New Year -- New Resources

Monday, February 16, 2009

I heard a piece on NPR's "Morning Edition" today about poverty among the Navajo nation and their hopes for using "stimulus" infrastructure money to improve roads, provide clean, in-door water, and construction jobs to reduce the 50% unemployment rate which is sure to rise in this recession.

It made me think of Tony Hillerman, whose mysteries remain for me my most vivid portrait of the landscape and culture of the indigenous Southwest. Like many mystery writers, Hillerman had a devoted following but no bestselling success until many books into his series. When SKINWALKER got a New Yorker review (at the time a rare place to praise genre fiction), I was working for a university press, exclusively on non-fiction, and mysteries had become the fiction I read for pleasure.
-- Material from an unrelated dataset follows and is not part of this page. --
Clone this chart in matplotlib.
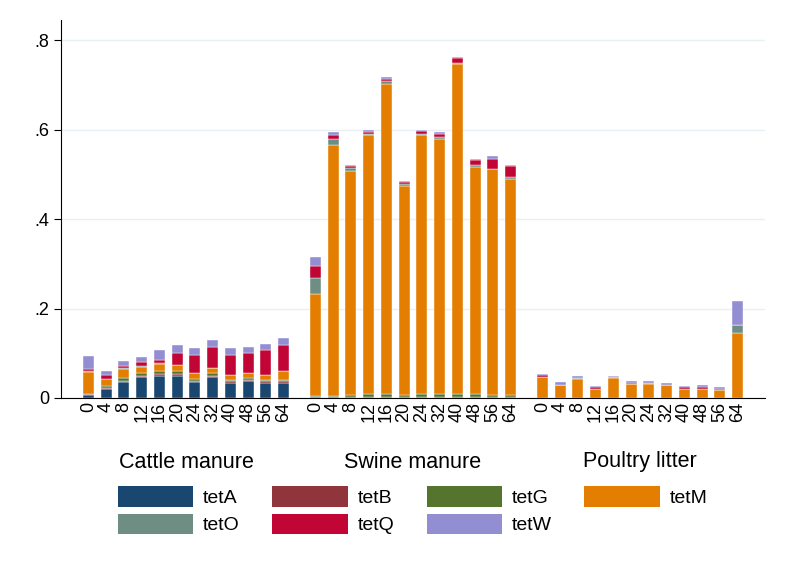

I was delighted to discover a contemporary writer whose books were set in the rural West, as opposed to post-industrial inner-cities or evil-sheriff controlled small southern towns. I worked with a woman who knew a lot about Native American cultures, and she gave me an enthusiastic endorsement for the way Hillerman's books describe ancient Navajo and Hopi rituals and every day 20th-Century reality.

I was hooked. When the pollution from uranium mines became headline news, I already knew about its devastating affect on Navajo miners. When I met an artist and filmmaker who made remarkable discoveries about astroarcheology at Chaco Canyon, I knew why the original theories about what destroy had Anazasi civilization were being turned on their heads. I learned the public health lesson -- listen to your elders -- from how the Navajo told doctors that the Hantavirus became epidemic any winter after a bumper crop of acorns. I heard about code talkers well before Hollywood honored them in a movie.

Most of all I came to respect the enormous diversity and continuity of the many Southwestern tribes, the Hopi, Apache, Pueblo, and Dene (as the Navajo call themselves). While Sergeant Jim Chee learned the "Blessing Way," I learned about a culture of herders who survived without warfare and whose poeple understood why one had to keep trying to keep nature and humans "in balance" before "Earth Day."

When Tony Hillerman died in 2008, I was sad there would be no more books, but I know of few writers who have left behind a legacy which documented so well a way of life through such enjoyable storytelling.

I believe his stories will last well into the the 2100s as a history of this part of America during the last few decades of the 1900s. His mysteries will have more to tell us about our past than Agatha Christie does about rural English villages or Dashiell Hammet about corrupt Hollywood police.